No, accepting the thingifying isn’t conscious: thinfigying is just one of the countless mechanisms we use to do our thinking. We mostly don’t notice it. But consider the difference between our two people. The first person ignored the thingifying, and saw the sign as describing goings-on in the world. The second person accepts the thingifying, and erases time, the scene, and the store. So this person thinks that they will not get a refund because not getting a refund is an unchanging, unchangeable, intrinsic characteristic of the umbrella itself.  

I think that there are quite practical consequences here. I think that our two people will think differently, and act differently. If you’re writing to these people, there are quite practical consequences for how you should use language to influence them.

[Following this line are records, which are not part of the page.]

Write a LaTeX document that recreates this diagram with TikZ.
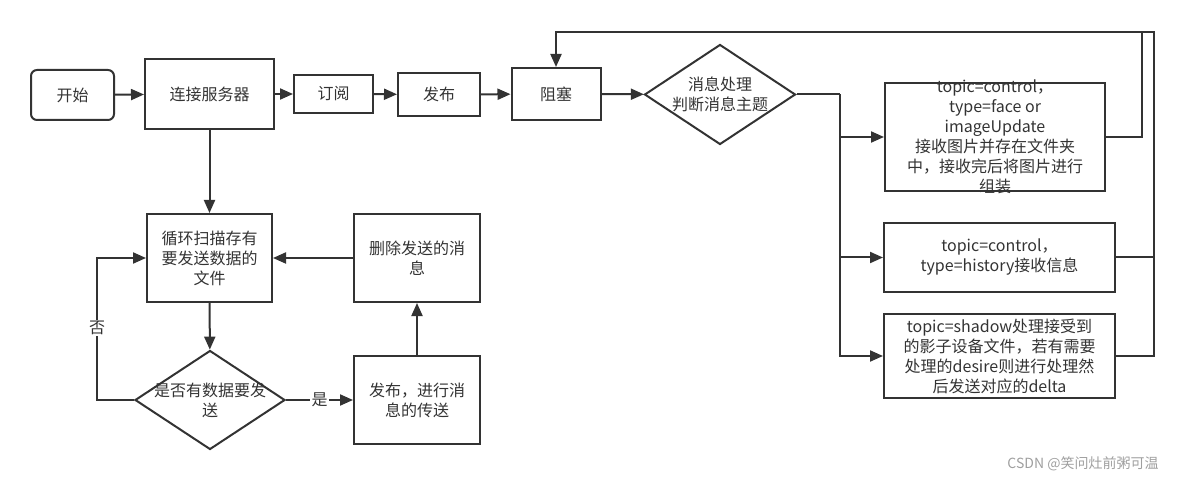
\documentclass[tikz,border=0pt]{standalone}
\usepackage{fontspec}
\setmainfont{Noto Sans CJK SC}
\usetikzlibrary{arrows.meta,shapes.geometric,positioning}
\definecolor{ink}{HTML}{333333}
\tikzset{
  box/.style={draw=ink, line width=2pt, text=ink, inner sep=0pt, align=center},
  dia/.style={draw=ink, line width=2pt, text=ink, diamond, inner sep=0pt,
              minimum width=151pt, minimum height=100pt},
  txt/.style={text=ink, align=center, inner sep=0pt},
  line/.style={draw=ink, line width=2pt},
  arr/.style={line, -{Triangle[length=13pt,width=11pt]}},
  lbl/.style={fill=white, text=ink, inner sep=1.5pt}
}
\begin{document}
\begin{tikzpicture}[x=1pt, y=-1pt, font=\fontsize{16pt}{20pt}\selectfont]
\useasboundingbox (0,0) rectangle (1184,481);

% top row
\node[box, rounded corners=6pt, minimum width=83pt, minimum height=50pt] (start) at (72.5,95) {开始};
\node[box, minimum width=129pt, minimum height=70pt] (conn) at (209.5,94) {连接服务器};
\node[box, minimum width=79pt, minimum height=38pt] (sub) at (333.5,94) {订阅};
\node[box, minimum width=82pt, minimum height=43pt] (pub) at (439,94.5) {发布};
\node[box, minimum width=89pt, minimum height=52pt] (block) at (556,94) {阻塞};
\node[dia, label={[txt]center:消息处理\\判断消息主题}] (dec) at (720,94.5) {};

% topic branches
\node[box, minimum width=220pt, minimum height=108pt,
      label={[txt]center:topic=control，\\type=face or\\imageUpdate\\接收图片并存在文件夹\\中，接收完后将图片进行\\组装}] (img) at (995,137) {};
\node[box, minimum width=231pt, minimum height=69pt] (hist) at (999.5,257.5) {topic=control，\\type=history接收信息};
\node[box, minimum width=231pt, minimum height=84pt] (shadow) at (999.5,356) {topic=shadow处理接受到\\的影子设备文件，若有需要\\处理的desire则进行处理然\\后发送对应的delta};

% sending loop
\node[box, minimum width=125pt, minimum height=88pt] (scan) at (209.5,258) {循环扫描存有\\要发送数据的\\文件};
\node[box, minimum width=126pt, minimum height=88pt] (del) at (417,258) {删除发送的消\\息};
\node[dia, minimum width=150pt, minimum height=99pt, label={[txt]center:是否有数据要发\\送}] (chk) at (210,400) {};
\node[box, minimum width=126pt, minimum height=88pt] (send) at (417,400) {发布，进行消\\息的传送};

\coordinate (split) at (840,94.5);
\coordinate (railL) at (1142,32);
\coordinate (railR) at (1154,32);
\coordinate (noTurn) at (97,328);

\draw[arr] (start) -- (conn);
\draw[arr] (conn) -- (sub);
\draw[arr] (sub) -- (pub);
\draw[arr] (pub) -- (block);
\draw[arr] (block) -- (dec);

\draw[line] (dec.east) -- (split);
\draw[arr] (split) |- (img.west);
\draw[arr] (split) |- (hist.west);
\draw[arr] (split) |- (shadow.west);

\draw[line] (img.east) -| (railL);
\draw[line] (hist.east) -- (hist.east -| railR);
\draw[arr] (shadow.east) -| (railR) -| (block.north);

\draw[arr] (conn) -- (scan);
\draw[arr] (scan) -- (chk);
\draw[arr] (chk.west) -| (noTurn) node[lbl] {否} |- (scan.west);
\draw[arr] (chk.east) -- node[lbl] {是} (send.west);
\draw[arr] (send) -- (del);
\draw[arr] (del) -- (scan);

\node[text=gray!75, font=\fontsize{14pt}{16pt}\selectfont] (mark) at (1083,464) {CSDN @笑问灶前粥可温};
\end{tikzpicture}
\end{document}
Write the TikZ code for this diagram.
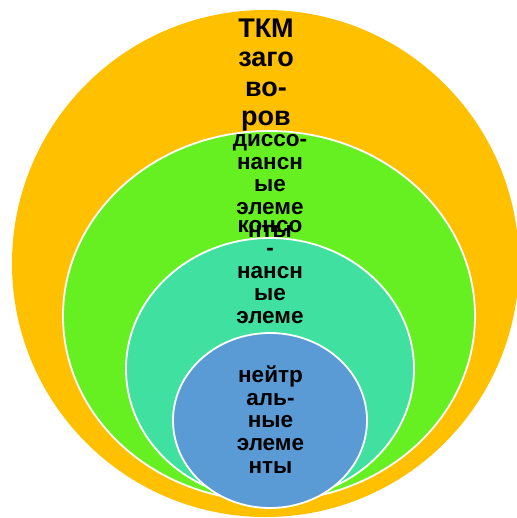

And then there are the philosophical reasons to pay attention to thingifying.  As I’m sure is clear from every sentence I write, I believe that thingifying has caused a lot of philosophical confusion, a lot of effort spent trying to work out the exact nature of abstract, timeless non-refundability, while losing track of the complex, fluid, particular goings-on that non-refundability has thingified.  

This is one understanding I get from Wittgenstein’s goal of showing the fly the way out of the fly-bottle.  I think that we’ve thingified ourselves deep into a fly-bottle of philosophical confusion, and to get out, we may well need to re-trace the steps by which we got in.